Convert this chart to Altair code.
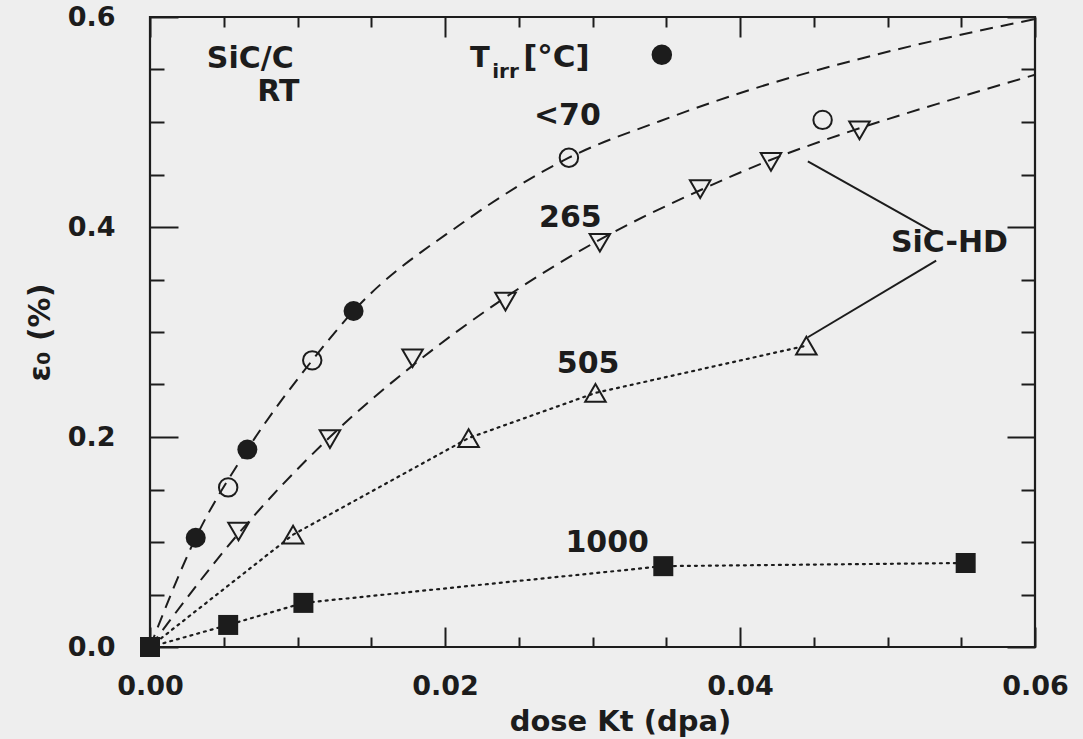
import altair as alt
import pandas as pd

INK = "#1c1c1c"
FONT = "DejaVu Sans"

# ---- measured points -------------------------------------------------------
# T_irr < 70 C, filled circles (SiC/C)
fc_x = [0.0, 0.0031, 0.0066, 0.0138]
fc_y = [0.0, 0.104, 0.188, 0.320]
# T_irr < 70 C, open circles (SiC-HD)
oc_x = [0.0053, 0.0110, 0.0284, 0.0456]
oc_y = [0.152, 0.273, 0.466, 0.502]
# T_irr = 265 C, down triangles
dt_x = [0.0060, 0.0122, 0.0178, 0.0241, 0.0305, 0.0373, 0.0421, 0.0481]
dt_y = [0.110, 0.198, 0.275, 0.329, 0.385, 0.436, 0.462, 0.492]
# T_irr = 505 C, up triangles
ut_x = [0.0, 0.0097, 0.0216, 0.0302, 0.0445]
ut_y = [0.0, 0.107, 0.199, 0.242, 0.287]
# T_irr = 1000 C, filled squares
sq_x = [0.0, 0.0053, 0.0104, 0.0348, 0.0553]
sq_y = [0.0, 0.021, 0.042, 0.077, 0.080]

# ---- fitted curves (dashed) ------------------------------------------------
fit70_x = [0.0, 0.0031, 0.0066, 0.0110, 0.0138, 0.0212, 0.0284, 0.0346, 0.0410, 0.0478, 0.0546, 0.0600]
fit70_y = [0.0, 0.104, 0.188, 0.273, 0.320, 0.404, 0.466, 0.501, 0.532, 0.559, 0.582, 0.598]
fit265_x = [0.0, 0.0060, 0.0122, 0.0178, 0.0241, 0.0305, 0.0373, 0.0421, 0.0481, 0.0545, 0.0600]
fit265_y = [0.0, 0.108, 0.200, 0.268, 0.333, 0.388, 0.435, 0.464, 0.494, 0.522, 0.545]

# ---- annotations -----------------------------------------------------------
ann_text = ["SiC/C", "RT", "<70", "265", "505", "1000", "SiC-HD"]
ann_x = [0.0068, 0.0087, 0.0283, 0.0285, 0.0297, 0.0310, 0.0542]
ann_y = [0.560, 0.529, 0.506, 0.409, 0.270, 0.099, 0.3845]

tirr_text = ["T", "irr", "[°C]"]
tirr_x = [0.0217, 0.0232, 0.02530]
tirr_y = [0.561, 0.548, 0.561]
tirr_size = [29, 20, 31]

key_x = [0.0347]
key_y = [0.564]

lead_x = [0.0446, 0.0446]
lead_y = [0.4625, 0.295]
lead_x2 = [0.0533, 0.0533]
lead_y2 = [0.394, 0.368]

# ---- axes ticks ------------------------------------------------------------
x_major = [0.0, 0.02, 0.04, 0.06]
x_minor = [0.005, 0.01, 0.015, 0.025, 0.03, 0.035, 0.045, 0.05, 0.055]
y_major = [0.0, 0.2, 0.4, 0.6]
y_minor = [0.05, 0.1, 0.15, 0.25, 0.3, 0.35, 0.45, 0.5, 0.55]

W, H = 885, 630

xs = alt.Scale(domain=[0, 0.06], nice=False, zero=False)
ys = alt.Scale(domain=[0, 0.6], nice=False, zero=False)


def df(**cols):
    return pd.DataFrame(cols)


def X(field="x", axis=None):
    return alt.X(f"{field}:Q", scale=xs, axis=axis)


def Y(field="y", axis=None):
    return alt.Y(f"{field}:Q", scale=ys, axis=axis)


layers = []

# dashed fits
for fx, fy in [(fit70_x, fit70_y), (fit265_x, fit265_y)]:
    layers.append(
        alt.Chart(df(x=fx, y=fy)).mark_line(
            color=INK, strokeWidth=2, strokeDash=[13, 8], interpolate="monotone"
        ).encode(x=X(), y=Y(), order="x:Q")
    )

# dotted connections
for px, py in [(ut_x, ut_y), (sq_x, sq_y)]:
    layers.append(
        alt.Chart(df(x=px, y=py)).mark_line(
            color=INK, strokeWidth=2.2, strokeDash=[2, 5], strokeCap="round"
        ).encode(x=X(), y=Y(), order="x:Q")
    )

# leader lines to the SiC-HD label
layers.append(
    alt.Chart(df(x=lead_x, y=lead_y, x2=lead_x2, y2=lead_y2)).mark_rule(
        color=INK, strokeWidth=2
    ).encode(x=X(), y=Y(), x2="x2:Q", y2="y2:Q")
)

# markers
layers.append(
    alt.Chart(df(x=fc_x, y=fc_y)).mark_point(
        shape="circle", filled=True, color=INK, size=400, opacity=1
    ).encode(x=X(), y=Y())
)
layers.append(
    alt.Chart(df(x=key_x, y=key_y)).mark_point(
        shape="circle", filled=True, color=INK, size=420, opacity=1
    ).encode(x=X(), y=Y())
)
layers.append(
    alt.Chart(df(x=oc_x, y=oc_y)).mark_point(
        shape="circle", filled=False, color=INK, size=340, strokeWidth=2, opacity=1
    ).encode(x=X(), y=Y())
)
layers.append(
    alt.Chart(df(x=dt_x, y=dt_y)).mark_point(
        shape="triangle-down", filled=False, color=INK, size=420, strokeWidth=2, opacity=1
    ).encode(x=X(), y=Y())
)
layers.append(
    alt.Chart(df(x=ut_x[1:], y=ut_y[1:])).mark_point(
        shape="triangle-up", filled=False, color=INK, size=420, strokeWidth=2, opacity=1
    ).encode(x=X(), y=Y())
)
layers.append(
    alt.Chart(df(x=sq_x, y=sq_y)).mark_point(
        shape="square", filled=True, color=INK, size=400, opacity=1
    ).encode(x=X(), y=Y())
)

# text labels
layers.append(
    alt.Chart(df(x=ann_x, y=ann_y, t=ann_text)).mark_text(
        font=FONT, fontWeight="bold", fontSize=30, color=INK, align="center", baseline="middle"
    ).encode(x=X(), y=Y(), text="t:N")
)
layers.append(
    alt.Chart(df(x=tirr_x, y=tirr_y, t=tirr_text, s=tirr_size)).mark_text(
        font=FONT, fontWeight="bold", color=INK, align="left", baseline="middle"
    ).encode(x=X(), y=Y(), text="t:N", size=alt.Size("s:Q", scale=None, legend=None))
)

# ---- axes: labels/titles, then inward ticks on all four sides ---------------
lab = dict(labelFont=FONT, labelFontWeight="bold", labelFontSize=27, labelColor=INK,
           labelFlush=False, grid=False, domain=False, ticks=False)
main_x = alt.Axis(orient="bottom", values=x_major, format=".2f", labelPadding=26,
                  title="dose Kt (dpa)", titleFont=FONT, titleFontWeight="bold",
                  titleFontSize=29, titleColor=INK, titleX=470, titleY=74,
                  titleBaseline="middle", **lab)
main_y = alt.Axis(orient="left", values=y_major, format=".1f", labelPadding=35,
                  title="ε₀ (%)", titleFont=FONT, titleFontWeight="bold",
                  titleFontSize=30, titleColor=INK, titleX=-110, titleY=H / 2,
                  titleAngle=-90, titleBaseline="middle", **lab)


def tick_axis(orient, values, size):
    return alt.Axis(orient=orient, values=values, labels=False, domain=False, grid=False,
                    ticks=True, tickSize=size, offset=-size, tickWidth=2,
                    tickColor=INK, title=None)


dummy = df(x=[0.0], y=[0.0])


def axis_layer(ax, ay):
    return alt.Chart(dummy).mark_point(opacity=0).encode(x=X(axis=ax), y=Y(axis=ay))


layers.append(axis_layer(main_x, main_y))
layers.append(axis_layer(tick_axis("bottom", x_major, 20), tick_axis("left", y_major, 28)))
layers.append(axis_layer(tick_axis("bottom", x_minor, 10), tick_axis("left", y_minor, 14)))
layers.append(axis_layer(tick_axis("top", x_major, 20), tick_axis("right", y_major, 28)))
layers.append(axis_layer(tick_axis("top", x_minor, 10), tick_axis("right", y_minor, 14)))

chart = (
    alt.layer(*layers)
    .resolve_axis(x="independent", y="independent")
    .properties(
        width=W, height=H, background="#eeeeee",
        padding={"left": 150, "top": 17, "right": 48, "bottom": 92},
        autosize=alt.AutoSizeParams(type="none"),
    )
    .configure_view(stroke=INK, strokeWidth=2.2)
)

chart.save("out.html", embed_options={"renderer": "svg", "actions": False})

● ● ● ● ● ● ●

**INSTRUCTION**: Leave out the pictures and restate, word for word, the lines from the top of the data through the line containing "sq_y = [0.0, 0.021, 0.042, 0.077, 0.080]", both included.

**THE RESPONSE**:
Convert this chart to Altair code.
import altair as alt
import pandas as pd

INK = "#1c1c1c"
FONT = "DejaVu Sans"

# ---- measured points -------------------------------------------------------
# T_irr < 70 C, filled circles (SiC/C)
fc_x = [0.0, 0.0031, 0.0066, 0.0138]
fc_y = [0.0, 0.104, 0.188, 0.320]
# T_irr < 70 C, open circles (SiC-HD)
oc_x = [0.0053, 0.0110, 0.0284, 0.0456]
oc_y = [0.152, 0.273, 0.466, 0.502]
# T_irr = 265 C, down triangles
dt_x = [0.0060, 0.0122, 0.0178, 0.0241, 0.0305, 0.0373, 0.0421, 0.0481]
dt_y = [0.110, 0.198, 0.275, 0.329, 0.385, 0.436, 0.462, 0.492]
# T_irr = 505 C, up triangles
ut_x = [0.0, 0.0097, 0.0216, 0.0302, 0.0445]
ut_y = [0.0, 0.107, 0.199, 0.242, 0.287]
# T_irr = 1000 C, filled squares
sq_x = [0.0, 0.0053, 0.0104, 0.0348, 0.0553]
sq_y = [0.0, 0.021, 0.042, 0.077, 0.080]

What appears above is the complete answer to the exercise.